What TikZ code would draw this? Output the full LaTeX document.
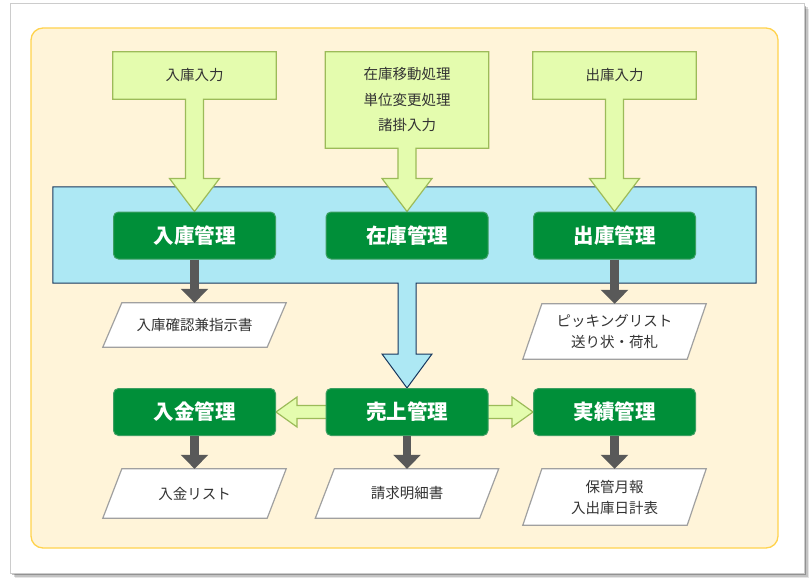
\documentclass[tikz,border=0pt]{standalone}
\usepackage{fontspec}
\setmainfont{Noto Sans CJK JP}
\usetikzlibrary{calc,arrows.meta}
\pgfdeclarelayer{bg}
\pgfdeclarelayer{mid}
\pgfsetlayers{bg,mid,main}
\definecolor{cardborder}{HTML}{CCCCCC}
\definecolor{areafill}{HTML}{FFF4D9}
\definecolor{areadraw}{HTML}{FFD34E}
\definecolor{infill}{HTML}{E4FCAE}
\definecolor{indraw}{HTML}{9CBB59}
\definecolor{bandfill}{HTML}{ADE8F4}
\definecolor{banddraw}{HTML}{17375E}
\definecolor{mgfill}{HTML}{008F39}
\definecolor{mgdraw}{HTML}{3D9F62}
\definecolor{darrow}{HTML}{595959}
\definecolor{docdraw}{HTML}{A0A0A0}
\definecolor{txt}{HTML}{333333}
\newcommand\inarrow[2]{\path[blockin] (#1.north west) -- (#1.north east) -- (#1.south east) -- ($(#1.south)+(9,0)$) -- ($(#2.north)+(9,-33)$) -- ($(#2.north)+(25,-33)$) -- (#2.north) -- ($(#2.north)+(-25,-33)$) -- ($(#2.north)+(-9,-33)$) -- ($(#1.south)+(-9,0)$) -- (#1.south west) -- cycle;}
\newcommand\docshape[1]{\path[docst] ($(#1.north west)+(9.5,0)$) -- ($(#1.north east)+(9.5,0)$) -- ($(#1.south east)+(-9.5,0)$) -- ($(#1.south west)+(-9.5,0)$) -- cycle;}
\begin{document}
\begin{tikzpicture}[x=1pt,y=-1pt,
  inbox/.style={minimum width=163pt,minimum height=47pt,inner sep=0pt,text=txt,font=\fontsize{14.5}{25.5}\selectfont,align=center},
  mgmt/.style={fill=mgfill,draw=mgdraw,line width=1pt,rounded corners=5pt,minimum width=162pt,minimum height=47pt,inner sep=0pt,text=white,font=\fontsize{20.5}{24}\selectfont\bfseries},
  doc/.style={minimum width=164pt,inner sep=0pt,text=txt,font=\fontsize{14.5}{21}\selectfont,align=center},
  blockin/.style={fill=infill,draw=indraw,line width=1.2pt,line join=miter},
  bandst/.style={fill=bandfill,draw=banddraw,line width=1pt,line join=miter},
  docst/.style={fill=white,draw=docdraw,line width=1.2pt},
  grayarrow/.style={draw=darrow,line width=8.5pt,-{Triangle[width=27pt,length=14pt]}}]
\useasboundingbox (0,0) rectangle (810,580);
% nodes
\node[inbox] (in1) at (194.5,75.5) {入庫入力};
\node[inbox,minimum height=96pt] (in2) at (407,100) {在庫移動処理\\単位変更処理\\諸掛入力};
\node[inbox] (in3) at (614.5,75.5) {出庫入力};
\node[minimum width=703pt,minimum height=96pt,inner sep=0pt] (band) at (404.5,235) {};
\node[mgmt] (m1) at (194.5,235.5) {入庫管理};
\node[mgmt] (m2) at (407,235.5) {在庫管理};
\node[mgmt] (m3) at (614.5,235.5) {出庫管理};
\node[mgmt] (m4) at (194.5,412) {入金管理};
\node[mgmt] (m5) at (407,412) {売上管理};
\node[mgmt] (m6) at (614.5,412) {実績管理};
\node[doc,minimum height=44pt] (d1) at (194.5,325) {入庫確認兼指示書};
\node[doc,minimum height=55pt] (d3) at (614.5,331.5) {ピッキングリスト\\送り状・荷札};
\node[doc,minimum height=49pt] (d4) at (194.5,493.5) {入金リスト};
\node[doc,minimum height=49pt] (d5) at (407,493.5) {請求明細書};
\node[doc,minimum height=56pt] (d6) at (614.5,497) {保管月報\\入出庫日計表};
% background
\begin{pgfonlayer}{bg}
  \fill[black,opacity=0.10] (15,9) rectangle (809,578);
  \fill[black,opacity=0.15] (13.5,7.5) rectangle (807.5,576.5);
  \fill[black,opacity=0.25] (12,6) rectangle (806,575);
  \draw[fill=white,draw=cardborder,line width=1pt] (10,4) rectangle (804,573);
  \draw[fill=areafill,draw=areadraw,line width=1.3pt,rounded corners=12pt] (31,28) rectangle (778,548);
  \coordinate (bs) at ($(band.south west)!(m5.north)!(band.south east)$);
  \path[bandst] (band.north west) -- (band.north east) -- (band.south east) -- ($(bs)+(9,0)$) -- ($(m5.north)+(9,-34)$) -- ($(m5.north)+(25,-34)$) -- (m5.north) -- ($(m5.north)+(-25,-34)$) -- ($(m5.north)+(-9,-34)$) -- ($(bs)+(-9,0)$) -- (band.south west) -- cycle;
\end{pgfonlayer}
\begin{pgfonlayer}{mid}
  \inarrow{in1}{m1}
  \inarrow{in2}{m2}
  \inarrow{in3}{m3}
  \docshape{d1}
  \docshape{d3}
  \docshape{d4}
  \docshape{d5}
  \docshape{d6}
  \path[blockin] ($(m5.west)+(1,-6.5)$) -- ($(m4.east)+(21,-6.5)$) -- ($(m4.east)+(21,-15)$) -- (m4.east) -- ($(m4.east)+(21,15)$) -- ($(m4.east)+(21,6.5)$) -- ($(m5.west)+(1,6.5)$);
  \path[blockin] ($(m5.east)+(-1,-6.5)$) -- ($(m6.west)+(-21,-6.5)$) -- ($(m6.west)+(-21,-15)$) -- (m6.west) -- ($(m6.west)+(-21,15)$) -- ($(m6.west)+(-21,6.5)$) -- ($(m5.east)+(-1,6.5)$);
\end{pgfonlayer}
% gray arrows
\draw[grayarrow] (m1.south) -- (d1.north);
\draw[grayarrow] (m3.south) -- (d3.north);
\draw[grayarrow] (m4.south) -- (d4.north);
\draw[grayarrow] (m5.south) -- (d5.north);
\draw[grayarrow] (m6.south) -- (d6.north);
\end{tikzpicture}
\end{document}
════════════════
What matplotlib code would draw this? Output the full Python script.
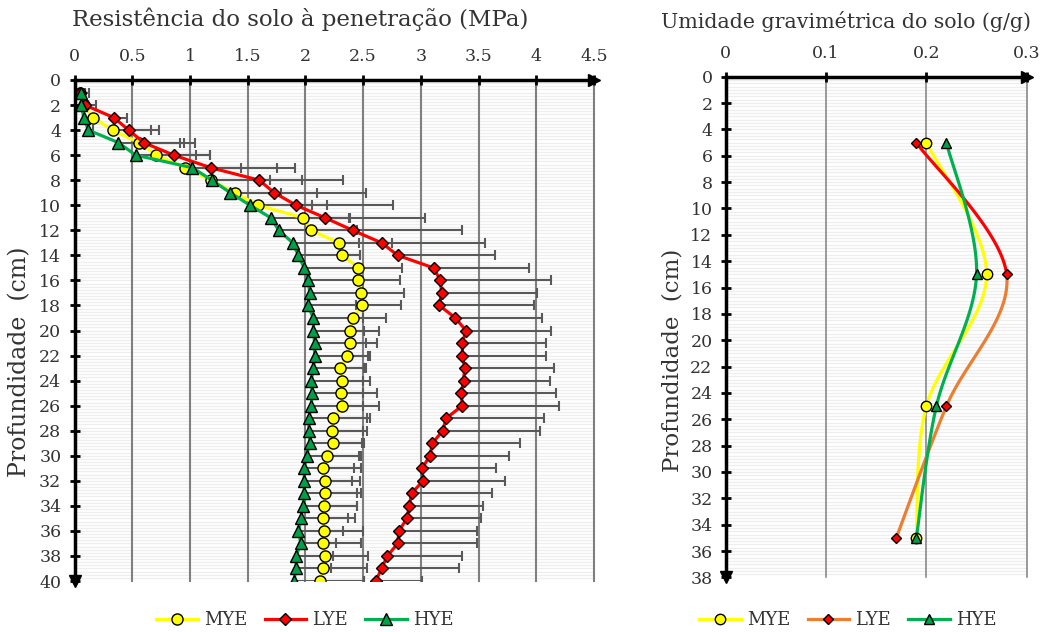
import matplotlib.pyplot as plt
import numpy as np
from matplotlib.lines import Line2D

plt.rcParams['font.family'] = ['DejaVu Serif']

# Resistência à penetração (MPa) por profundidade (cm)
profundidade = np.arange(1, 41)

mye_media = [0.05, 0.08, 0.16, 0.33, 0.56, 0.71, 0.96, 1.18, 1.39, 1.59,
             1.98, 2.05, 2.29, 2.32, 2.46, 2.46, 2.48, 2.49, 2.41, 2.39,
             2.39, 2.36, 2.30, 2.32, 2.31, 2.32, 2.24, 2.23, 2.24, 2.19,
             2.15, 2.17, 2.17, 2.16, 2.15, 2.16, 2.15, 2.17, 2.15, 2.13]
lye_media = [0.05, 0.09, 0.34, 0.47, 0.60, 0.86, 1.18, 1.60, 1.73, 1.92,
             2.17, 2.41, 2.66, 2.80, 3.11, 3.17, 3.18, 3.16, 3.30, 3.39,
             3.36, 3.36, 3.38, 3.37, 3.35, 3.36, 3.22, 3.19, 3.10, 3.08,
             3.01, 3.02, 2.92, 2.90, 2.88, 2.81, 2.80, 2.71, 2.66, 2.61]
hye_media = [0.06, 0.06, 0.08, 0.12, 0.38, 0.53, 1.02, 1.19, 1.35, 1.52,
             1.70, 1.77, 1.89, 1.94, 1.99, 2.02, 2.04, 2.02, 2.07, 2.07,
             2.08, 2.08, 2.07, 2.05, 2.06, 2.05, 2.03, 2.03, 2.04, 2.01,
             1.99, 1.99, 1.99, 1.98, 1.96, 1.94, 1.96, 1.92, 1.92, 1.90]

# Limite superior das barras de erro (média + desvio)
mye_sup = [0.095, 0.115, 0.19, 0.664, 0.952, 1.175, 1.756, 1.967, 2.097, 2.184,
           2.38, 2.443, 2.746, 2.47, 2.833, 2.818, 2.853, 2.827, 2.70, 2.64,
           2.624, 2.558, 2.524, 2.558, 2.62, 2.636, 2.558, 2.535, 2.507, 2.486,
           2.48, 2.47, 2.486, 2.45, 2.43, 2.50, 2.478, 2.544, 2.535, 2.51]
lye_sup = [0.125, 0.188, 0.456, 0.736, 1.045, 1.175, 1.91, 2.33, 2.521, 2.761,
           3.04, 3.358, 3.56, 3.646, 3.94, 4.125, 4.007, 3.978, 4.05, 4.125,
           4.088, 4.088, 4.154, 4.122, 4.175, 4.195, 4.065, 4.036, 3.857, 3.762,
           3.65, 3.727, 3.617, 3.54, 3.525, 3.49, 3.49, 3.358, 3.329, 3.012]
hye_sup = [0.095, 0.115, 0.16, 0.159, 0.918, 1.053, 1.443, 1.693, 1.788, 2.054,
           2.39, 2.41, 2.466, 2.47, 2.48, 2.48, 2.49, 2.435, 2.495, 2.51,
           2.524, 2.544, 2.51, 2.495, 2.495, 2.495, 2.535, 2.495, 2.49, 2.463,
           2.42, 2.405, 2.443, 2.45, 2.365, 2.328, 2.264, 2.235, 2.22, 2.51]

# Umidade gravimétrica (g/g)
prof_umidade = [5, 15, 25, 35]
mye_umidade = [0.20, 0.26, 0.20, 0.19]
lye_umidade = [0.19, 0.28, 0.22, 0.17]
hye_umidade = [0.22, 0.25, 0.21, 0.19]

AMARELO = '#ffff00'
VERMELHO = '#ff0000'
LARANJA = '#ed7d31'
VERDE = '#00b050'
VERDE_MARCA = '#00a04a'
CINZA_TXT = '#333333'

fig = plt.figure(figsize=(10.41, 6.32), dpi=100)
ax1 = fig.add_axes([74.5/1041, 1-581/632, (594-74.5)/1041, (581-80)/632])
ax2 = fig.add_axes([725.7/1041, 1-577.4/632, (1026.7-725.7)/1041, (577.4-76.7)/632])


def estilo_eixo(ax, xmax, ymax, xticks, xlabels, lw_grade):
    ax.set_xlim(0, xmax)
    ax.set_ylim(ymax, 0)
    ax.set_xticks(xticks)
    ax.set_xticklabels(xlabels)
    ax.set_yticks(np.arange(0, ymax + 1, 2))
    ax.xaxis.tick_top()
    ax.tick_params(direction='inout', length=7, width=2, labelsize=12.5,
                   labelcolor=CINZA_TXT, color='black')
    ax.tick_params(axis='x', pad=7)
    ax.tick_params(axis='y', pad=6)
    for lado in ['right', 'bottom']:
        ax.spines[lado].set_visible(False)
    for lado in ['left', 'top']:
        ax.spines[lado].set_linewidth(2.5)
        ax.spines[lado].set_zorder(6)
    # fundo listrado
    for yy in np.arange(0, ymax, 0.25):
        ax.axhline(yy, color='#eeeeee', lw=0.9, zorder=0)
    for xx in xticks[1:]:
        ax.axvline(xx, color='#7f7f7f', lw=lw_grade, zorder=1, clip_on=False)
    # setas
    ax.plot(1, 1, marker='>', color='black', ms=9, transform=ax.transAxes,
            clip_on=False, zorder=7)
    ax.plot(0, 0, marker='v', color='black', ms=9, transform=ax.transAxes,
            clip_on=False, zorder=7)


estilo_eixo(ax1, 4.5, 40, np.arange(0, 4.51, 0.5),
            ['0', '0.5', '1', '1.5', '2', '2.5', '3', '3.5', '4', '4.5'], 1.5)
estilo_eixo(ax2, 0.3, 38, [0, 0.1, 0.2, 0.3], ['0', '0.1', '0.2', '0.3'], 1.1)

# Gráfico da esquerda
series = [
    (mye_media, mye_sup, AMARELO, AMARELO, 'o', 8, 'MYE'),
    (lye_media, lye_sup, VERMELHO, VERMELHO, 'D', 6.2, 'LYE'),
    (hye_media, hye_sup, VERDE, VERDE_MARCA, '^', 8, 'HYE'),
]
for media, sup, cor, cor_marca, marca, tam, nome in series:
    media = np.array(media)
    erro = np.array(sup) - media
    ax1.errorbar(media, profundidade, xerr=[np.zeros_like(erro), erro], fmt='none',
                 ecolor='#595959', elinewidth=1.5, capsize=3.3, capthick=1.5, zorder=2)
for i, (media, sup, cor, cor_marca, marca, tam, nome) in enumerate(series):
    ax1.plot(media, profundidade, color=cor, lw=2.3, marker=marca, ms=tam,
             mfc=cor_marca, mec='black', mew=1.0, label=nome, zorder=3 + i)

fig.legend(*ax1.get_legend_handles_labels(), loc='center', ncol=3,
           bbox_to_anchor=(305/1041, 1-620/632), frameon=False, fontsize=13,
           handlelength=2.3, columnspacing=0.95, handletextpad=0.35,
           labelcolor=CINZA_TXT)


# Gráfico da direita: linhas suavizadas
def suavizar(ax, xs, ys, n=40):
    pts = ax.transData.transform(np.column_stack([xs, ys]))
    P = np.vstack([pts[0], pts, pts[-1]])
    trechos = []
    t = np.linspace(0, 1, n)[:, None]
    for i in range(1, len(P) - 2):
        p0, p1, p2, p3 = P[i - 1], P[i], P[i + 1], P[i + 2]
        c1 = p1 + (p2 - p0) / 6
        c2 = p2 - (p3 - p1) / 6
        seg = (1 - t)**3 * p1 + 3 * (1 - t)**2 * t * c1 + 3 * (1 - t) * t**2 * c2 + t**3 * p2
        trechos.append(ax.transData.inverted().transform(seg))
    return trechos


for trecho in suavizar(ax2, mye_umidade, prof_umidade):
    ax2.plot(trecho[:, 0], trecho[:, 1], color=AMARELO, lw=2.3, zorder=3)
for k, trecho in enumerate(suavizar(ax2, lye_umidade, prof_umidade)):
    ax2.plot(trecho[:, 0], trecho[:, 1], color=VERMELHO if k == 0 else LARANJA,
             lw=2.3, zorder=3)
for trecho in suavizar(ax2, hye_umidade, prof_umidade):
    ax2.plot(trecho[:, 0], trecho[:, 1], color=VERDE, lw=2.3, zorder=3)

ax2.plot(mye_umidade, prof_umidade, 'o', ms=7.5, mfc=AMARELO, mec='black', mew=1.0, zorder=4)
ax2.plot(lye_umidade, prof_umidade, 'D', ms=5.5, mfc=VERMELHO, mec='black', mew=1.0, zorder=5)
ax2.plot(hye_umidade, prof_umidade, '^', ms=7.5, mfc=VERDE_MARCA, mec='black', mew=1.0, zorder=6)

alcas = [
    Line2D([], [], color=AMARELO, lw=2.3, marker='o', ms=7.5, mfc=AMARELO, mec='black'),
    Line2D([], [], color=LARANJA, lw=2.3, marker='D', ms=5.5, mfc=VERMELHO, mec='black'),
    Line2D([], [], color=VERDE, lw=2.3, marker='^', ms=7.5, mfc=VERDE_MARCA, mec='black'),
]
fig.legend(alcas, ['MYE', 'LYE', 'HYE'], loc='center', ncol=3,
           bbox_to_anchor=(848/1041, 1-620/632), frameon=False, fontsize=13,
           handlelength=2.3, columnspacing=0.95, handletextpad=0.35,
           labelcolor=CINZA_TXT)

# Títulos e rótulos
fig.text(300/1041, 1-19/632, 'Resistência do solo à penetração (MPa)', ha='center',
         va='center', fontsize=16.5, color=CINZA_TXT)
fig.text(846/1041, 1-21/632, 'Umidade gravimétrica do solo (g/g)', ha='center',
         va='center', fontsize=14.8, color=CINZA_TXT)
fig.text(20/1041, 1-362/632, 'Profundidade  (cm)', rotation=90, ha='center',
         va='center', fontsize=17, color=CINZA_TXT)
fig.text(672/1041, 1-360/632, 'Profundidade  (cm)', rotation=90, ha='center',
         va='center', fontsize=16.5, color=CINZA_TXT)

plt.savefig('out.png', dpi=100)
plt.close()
════════════════
** Problem details **
Read through the entries and copy each line in which "Output" appears.

** Exercise response **
What TikZ code would draw this? Output the full LaTeX document.
What matplotlib code would draw this? Output the full Python script.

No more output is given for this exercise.